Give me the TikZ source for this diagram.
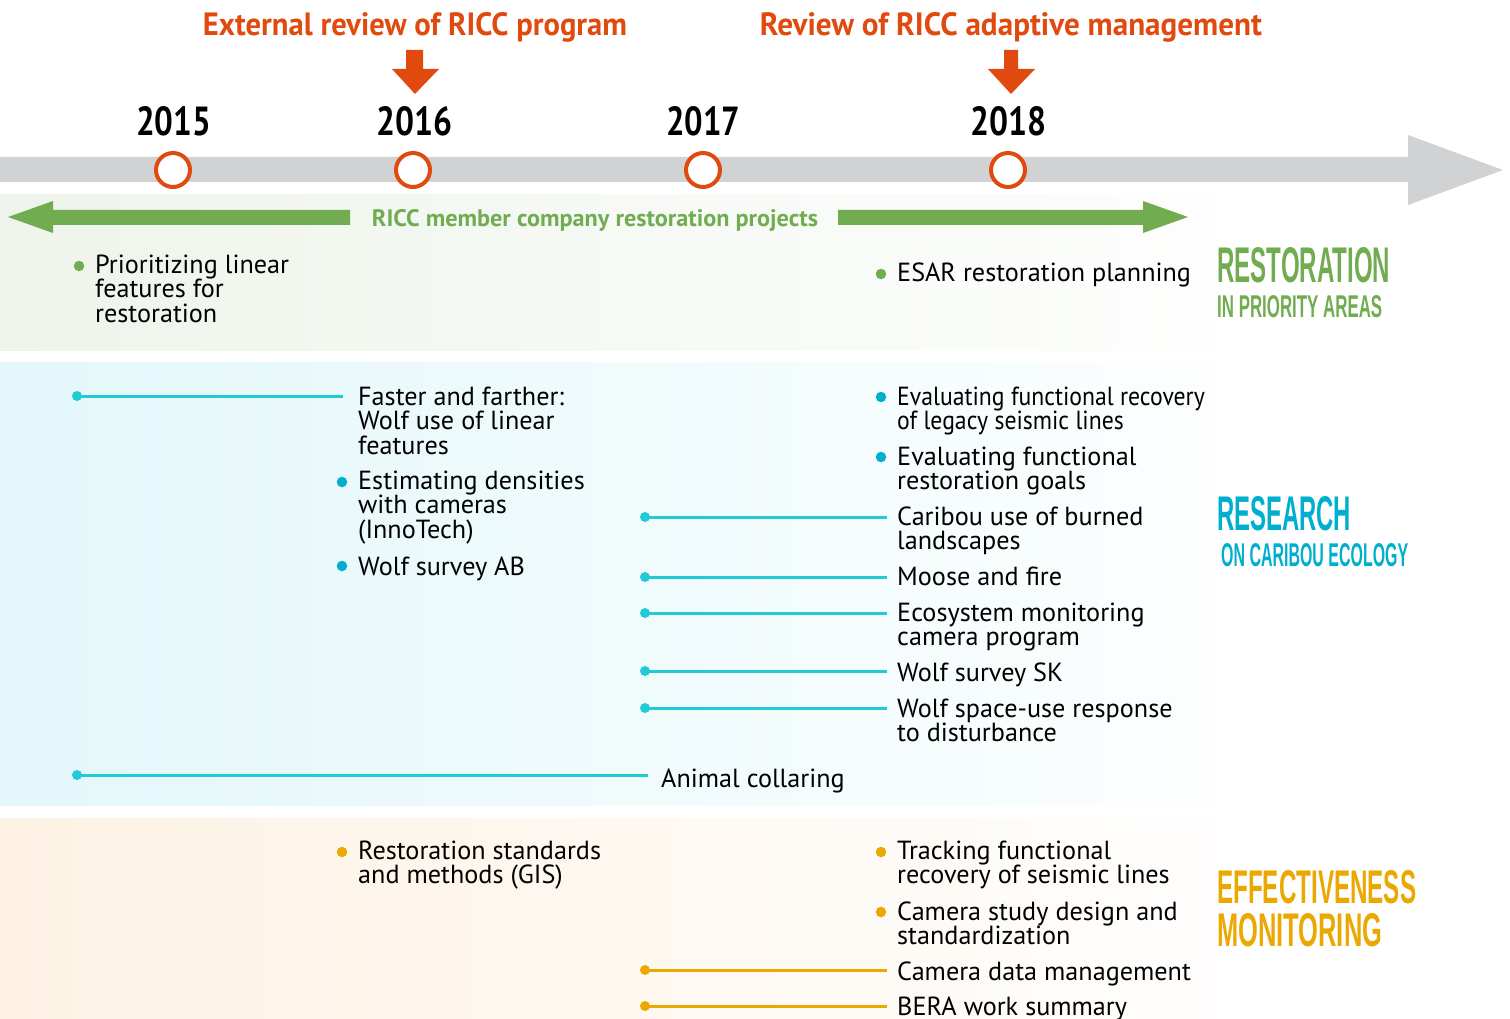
\documentclass[tikz,border=0pt]{standalone}
\usepackage{fontspec}
\usepackage{graphicx}
\setmainfont{PT Sans}
\newfontfamily\headf{Liberation Sans}
\definecolor{ricgreen}{HTML}{72AC50}
\definecolor{riccyan}{HTML}{00AFCD}
\definecolor{lncyan}{HTML}{22CAD8}
\definecolor{ricgold}{HTML}{EBA800}
\definecolor{ricorange}{HTML}{E04A0E}
\definecolor{ricgrey}{HTML}{D1D2D4}
\definecolor{bandg}{HTML}{EEF4EB}
\definecolor{bandc}{HTML}{E3F7FA}
\definecolor{bando}{HTML}{FDF2E4}
\newcommand\bodyfont{\fontsize{26.2}{24.5}\selectfont}
\newcommand\stk[1]{\vtop{\baselineskip=24.5pt\lineskiplimit=-100pt\halign{##\hfil\cr#1\crcr}}}
\tikzset{
  txt/.style={anchor=base west,inner sep=0pt,font=\bodyfont,text=black},
  bul/.style={circle,fill=#1,inner sep=0pt,minimum size=10.5pt},
  dotc/.style={circle,fill=#1,inner sep=0pt,minimum size=10pt},
  cl/.style={draw=#1,line width=3pt,shorten >=10pt},
  yearring/.style={circle,draw=ricorange,line width=4pt,fill=white,inner sep=0pt,minimum size=34pt},
  yearlbl/.style={anchor=base,inner sep=0pt,font=\bfseries},
  hd/.style={anchor=base west,inner sep=0pt,font=\headf\bfseries,text=#1},
}
\begin{document}
\begin{tikzpicture}[x=1pt,y=-1pt]
\useasboundingbox (0,0) rectangle (1510,1019);
% bands
\fill[left color=bandg,right color=bandg!10] (0,195) rectangle (1215,350);
\fill[left color=bandc,right color=bandc!10] (0,362) rectangle (1215,805);
\fill[left color=bando,right color=bando!10] (0,818) rectangle (1215,1019);
% timeline arrow
\fill[ricgrey] (0,157) -- (1408,157) -- (1408,135) -- (1503,170) -- (1408,205) -- (1408,182) -- (0,182) -- cycle;
% review arrows
\fill[ricorange] (406,50) -- (423,50) -- (423,69) -- (439,69) -- (415,94) -- (392,69) -- (406,69) -- cycle;
\fill[ricorange] (1004,50) -- (1018,50) -- (1018,69) -- (1035,69) -- (1011,94) -- (988,69) -- (1004,69) -- cycle;
\node[anchor=base,inner sep=0pt,text=ricorange,font=\bfseries] (rev1) at (415,36) {\resizebox{424pt}{23pt}{External review of RICC program}};
\node[anchor=base,inner sep=0pt,text=ricorange,font=\bfseries] (rev2) at (1011,36) {\resizebox{502pt}{23pt}{Review of RICC adaptive management}};
% years
\node[yearring] (c15) at (173,170) {};
\node[yearring] (c16) at (413,170) {};
\node[yearring] (c17) at (703,170) {};
\node[yearring] (c18) at (1008,170) {};
\node[yearlbl] (y15) at (173.5,136) {\resizebox{75pt}{29pt}{2015}};
\node[yearlbl] (y16) at (414,136) {\resizebox{76pt}{29pt}{2016}};
\node[yearlbl] (y17) at (703,136) {\resizebox{74pt}{29pt}{2017}};
\node[yearlbl] (y18) at (1008,136) {\resizebox{76pt}{29pt}{2018}};
% green double arrow
\fill[ricgreen] (8,217) -- (53,201) -- (53,210) -- (350,210) -- (350,225) -- (53,225) -- (53,233) -- cycle;
\fill[ricgreen] (838,210) -- (1143,210) -- (1143,201) -- (1188,217) -- (1143,233) -- (1143,225) -- (838,225) -- cycle;
\node[anchor=base,inner sep=0pt,text=ricgreen,font=\bfseries] (proj) at (595,226) {\resizebox{446pt}{17pt}{RICC member company restoration projects}};
% headings
\node[hd=ricgreen] (h1) at (1217,282) {\resizebox{173pt}{35pt}{RESTORATION}};
\node[hd=ricgreen] (h1b) at (1217,317) {\resizebox{165pt}{22pt}{IN PRIORITY AREAS}};
\node[hd=riccyan] (h2) at (1217,530) {\resizebox{134pt}{34pt}{RESEARCH}};
\node[hd=riccyan] (h2b) at (1221,566) {\resizebox{187pt}{23pt}{ON CARIBOU ECOLOGY}};
\node[hd=ricgold] (h3) at (1217,903) {\resizebox{199pt}{33pt}{EFFECTIVENESS}};
\node[hd=ricgold] (h3b) at (1217,946) {\resizebox{165pt}{33pt}{MONITORING}};
% restoration items
\node[bul=ricgreen] (bg1) at (79,266) {};
\node[txt] (r1) at (95,273) {\stk{Prioritizing linear\cr features for\cr restoration}};
\node[bul=ricgreen] (bg2) at (881,274) {};
\node[txt] (r2) at (897,281) {\stk{ESAR restoration planning}};
% research items
\node[dotc=lncyan] (d1) at (77,396) {};
\node[txt] (s1) at (358,405) {\stk{Faster and farther:\cr Wolf use of linear\cr features}};
\draw[cl=lncyan,shorten >=15pt] (d1.center) -- (d1 -| s1.west);
\node[bul=riccyan] (bs2) at (342,482) {};
\node[txt] (s2) at (358,489) {\stk{Estimating densities\cr with cameras\cr (InnoTech)}};
\node[bul=riccyan] (bs3) at (342,566) {};
\node[txt] (s3) at (358,575) {\stk{Wolf survey AB}};
\node[bul=riccyan] (bs4) at (881,397) {};
\node[txt] (s4) at (897,405) {\scalebox{0.905}[1]{\stk{Evaluating functional recovery\cr of legacy seismic lines}}};
\node[bul=riccyan] (bs5) at (881,457) {};
\node[txt] (s5) at (897,465) {\stk{Evaluating functional\cr restoration goals}};
\node[dotc=lncyan] (d6) at (645,517) {};
\node[txt] (s6) at (897,525) {\stk{Caribou use of burned\cr landscapes}};
\draw[cl=lncyan] (d6.center) -- (d6 -| s6.west);
\node[dotc=lncyan] (d7) at (645,577) {};
\node[txt] (s7) at (897,585) {\stk{Moose and fire}};
\draw[cl=lncyan] (d7.center) -- (d7 -| s7.west);
\node[dotc=lncyan] (d8) at (645,613) {};
\node[txt] (s8) at (897,621) {\stk{Ecosystem monitoring\cr camera program}};
\draw[cl=lncyan] (d8.center) -- (d8 -| s8.west);
\node[dotc=lncyan] (d9) at (645,671) {};
\node[txt] (s9) at (897,681) {\stk{Wolf survey SK}};
\draw[cl=lncyan] (d9.center) -- (d9 -| s9.west);
\node[dotc=lncyan] (d10) at (645,708) {};
\node[txt] (s10) at (897,717) {\stk{Wolf space-use response\cr to disturbance}};
\draw[cl=lncyan] (d10.center) -- (d10 -| s10.west);
\node[dotc=lncyan] (d11) at (77,775) {};
\node[txt] (s11) at (661,787) {\stk{Animal collaring}};
\draw[cl=lncyan,shorten >=13pt] (d11.center) -- (d11 -| s11.west);
% monitoring items
\node[bul=ricgold] (bm1) at (342,852) {};
\node[txt] (m1) at (358,859) {\stk{Restoration standards\cr and methods (GIS)}};
\node[bul=ricgold] (bm2) at (881,852) {};
\node[txt] (m2) at (897,859) {\stk{Tracking functional\cr recovery of seismic lines}};
\node[bul=ricgold] (bm3) at (881,912) {};
\node[txt] (m3) at (897,920) {\stk{Camera study design and\cr standardization}};
\node[dotc=ricgold] (d12) at (645,970) {};
\node[txt] (m4) at (897,980) {\stk{Camera data management}};
\draw[cl=ricgold] (d12.center) -- (d12 -| m4.west);
\node[dotc=ricgold] (d13) at (645,1006) {};
\node[txt] (m5) at (897,1015) {\stk{BERA work summary}};
\draw[cl=ricgold] (d13.center) -- (d13 -| m5.west);
\end{tikzpicture}
\end{document}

▶ [The request]: Omit each picture, then return all of the listing exactly as it stands.

▶ [Correct answer]:
Give me the TikZ source for this diagram.
\documentclass[tikz,border=0pt]{standalone}
\usepackage{fontspec}
\usepackage{graphicx}
\setmainfont{PT Sans}
\newfontfamily\headf{Liberation Sans}
\definecolor{ricgreen}{HTML}{72AC50}
\definecolor{riccyan}{HTML}{00AFCD}
\definecolor{lncyan}{HTML}{22CAD8}
\definecolor{ricgold}{HTML}{EBA800}
\definecolor{ricorange}{HTML}{E04A0E}
\definecolor{ricgrey}{HTML}{D1D2D4}
\definecolor{bandg}{HTML}{EEF4EB}
\definecolor{bandc}{HTML}{E3F7FA}
\definecolor{bando}{HTML}{FDF2E4}
\newcommand\bodyfont{\fontsize{26.2}{24.5}\selectfont}
\newcommand\stk[1]{\vtop{\baselineskip=24.5pt\lineskiplimit=-100pt\halign{##\hfil\cr#1\crcr}}}
\tikzset{
  txt/.style={anchor=base west,inner sep=0pt,font=\bodyfont,text=black},
  bul/.style={circle,fill=#1,inner sep=0pt,minimum size=10.5pt},
  dotc/.style={circle,fill=#1,inner sep=0pt,minimum size=10pt},
  cl/.style={draw=#1,line width=3pt,shorten >=10pt},
  yearring/.style={circle,draw=ricorange,line width=4pt,fill=white,inner sep=0pt,minimum size=34pt},
  yearlbl/.style={anchor=base,inner sep=0pt,font=\bfseries},
  hd/.style={anchor=base west,inner sep=0pt,font=\headf\bfseries,text=#1},
}
\begin{document}
\begin{tikzpicture}[x=1pt,y=-1pt]
\useasboundingbox (0,0) rectangle (1510,1019);
% bands
\fill[left color=bandg,right color=bandg!10] (0,195) rectangle (1215,350);
\fill[left color=bandc,right color=bandc!10] (0,362) rectangle (1215,805);
\fill[left color=bando,right color=bando!10] (0,818) rectangle (1215,1019);
% timeline arrow
\fill[ricgrey] (0,157) -- (1408,157) -- (1408,135) -- (1503,170) -- (1408,205) -- (1408,182) -- (0,182) -- cycle;
% review arrows
\fill[ricorange] (406,50) -- (423,50) -- (423,69) -- (439,69) -- (415,94) -- (392,69) -- (406,69) -- cycle;
\fill[ricorange] (1004,50) -- (1018,50) -- (1018,69) -- (1035,69) -- (1011,94) -- (988,69) -- (1004,69) -- cycle;
\node[anchor=base,inner sep=0pt,text=ricorange,font=\bfseries] (rev1) at (415,36) {\resizebox{424pt}{23pt}{External review of RICC program}};
\node[anchor=base,inner sep=0pt,text=ricorange,font=\bfseries] (rev2) at (1011,36) {\resizebox{502pt}{23pt}{Review of RICC adaptive management}};
% years
\node[yearring] (c15) at (173,170) {};
\node[yearring] (c16) at (413,170) {};
\node[yearring] (c17) at (703,170) {};
\node[yearring] (c18) at (1008,170) {};
\node[yearlbl] (y15) at (173.5,136) {\resizebox{75pt}{29pt}{2015}};
\node[yearlbl] (y16) at (414,136) {\resizebox{76pt}{29pt}{2016}};
\node[yearlbl] (y17) at (703,136) {\resizebox{74pt}{29pt}{2017}};
\node[yearlbl] (y18) at (1008,136) {\resizebox{76pt}{29pt}{2018}};
% green double arrow
\fill[ricgreen] (8,217) -- (53,201) -- (53,210) -- (350,210) -- (350,225) -- (53,225) -- (53,233) -- cycle;
\fill[ricgreen] (838,210) -- (1143,210) -- (1143,201) -- (1188,217) -- (1143,233) -- (1143,225) -- (838,225) -- cycle;
\node[anchor=base,inner sep=0pt,text=ricgreen,font=\bfseries] (proj) at (595,226) {\resizebox{446pt}{17pt}{RICC member company restoration projects}};
% headings
\node[hd=ricgreen] (h1) at (1217,282) {\resizebox{173pt}{35pt}{RESTORATION}};
\node[hd=ricgreen] (h1b) at (1217,317) {\resizebox{165pt}{22pt}{IN PRIORITY AREAS}};
\node[hd=riccyan] (h2) at (1217,530) {\resizebox{134pt}{34pt}{RESEARCH}};
\node[hd=riccyan] (h2b) at (1221,566) {\resizebox{187pt}{23pt}{ON CARIBOU ECOLOGY}};
\node[hd=ricgold] (h3) at (1217,903) {\resizebox{199pt}{33pt}{EFFECTIVENESS}};
\node[hd=ricgold] (h3b) at (1217,946) {\resizebox{165pt}{33pt}{MONITORING}};
% restoration items
\node[bul=ricgreen] (bg1) at (79,266) {};
\node[txt] (r1) at (95,273) {\stk{Prioritizing linear\cr features for\cr restoration}};
\node[bul=ricgreen] (bg2) at (881,274) {};
\node[txt] (r2) at (897,281) {\stk{ESAR restoration planning}};
% research items
\node[dotc=lncyan] (d1) at (77,396) {};
\node[txt] (s1) at (358,405) {\stk{Faster and farther:\cr Wolf use of linear\cr features}};
\draw[cl=lncyan,shorten >=15pt] (d1.center) -- (d1 -| s1.west);
\node[bul=riccyan] (bs2) at (342,482) {};
\node[txt] (s2) at (358,489) {\stk{Estimating densities\cr with cameras\cr (InnoTech)}};
\node[bul=riccyan] (bs3) at (342,566) {};
\node[txt] (s3) at (358,575) {\stk{Wolf survey AB}};
\node[bul=riccyan] (bs4) at (881,397) {};
\node[txt] (s4) at (897,405) {\scalebox{0.905}[1]{\stk{Evaluating functional recovery\cr of legacy seismic lines}}};
\node[bul=riccyan] (bs5) at (881,457) {};
\node[txt] (s5) at (897,465) {\stk{Evaluating functional\cr restoration goals}};
\node[dotc=lncyan] (d6) at (645,517) {};
\node[txt] (s6) at (897,525) {\stk{Caribou use of burned\cr landscapes}};
\draw[cl=lncyan] (d6.center) -- (d6 -| s6.west);
\node[dotc=lncyan] (d7) at (645,577) {};
\node[txt] (s7) at (897,585) {\stk{Moose and fire}};
\draw[cl=lncyan] (d7.center) -- (d7 -| s7.west);
\node[dotc=lncyan] (d8) at (645,613) {};
\node[txt] (s8) at (897,621) {\stk{Ecosystem monitoring\cr camera program}};
\draw[cl=lncyan] (d8.center) -- (d8 -| s8.west);
\node[dotc=lncyan] (d9) at (645,671) {};
\node[txt] (s9) at (897,681) {\stk{Wolf survey SK}};
\draw[cl=lncyan] (d9.center) -- (d9 -| s9.west);
\node[dotc=lncyan] (d10) at (645,708) {};
\node[txt] (s10) at (897,717) {\stk{Wolf space-use response\cr to disturbance}};
\draw[cl=lncyan] (d10.center) -- (d10 -| s10.west);
\node[dotc=lncyan] (d11) at (77,775) {};
\node[txt] (s11) at (661,787) {\stk{Animal collaring}};
\draw[cl=lncyan,shorten >=13pt] (d11.center) -- (d11 -| s11.west);
% monitoring items
\node[bul=ricgold] (bm1) at (342,852) {};
\node[txt] (m1) at (358,859) {\stk{Restoration standards\cr and methods (GIS)}};
\node[bul=ricgold] (bm2) at (881,852) {};
\node[txt] (m2) at (897,859) {\stk{Tracking functional\cr recovery of seismic lines}};
\node[bul=ricgold] (bm3) at (881,912) {};
\node[txt] (m3) at (897,920) {\stk{Camera study design and\cr standardization}};
\node[dotc=ricgold] (d12) at (645,970) {};
\node[txt] (m4) at (897,980) {\stk{Camera data management}};
\draw[cl=ricgold] (d12.center) -- (d12 -| m4.west);
\node[dotc=ricgold] (d13) at (645,1006) {};
\node[txt] (m5) at (897,1015) {\stk{BERA work summary}};
\draw[cl=ricgold] (d13.center) -- (d13 -| m5.west);
\end{tikzpicture}
\end{document}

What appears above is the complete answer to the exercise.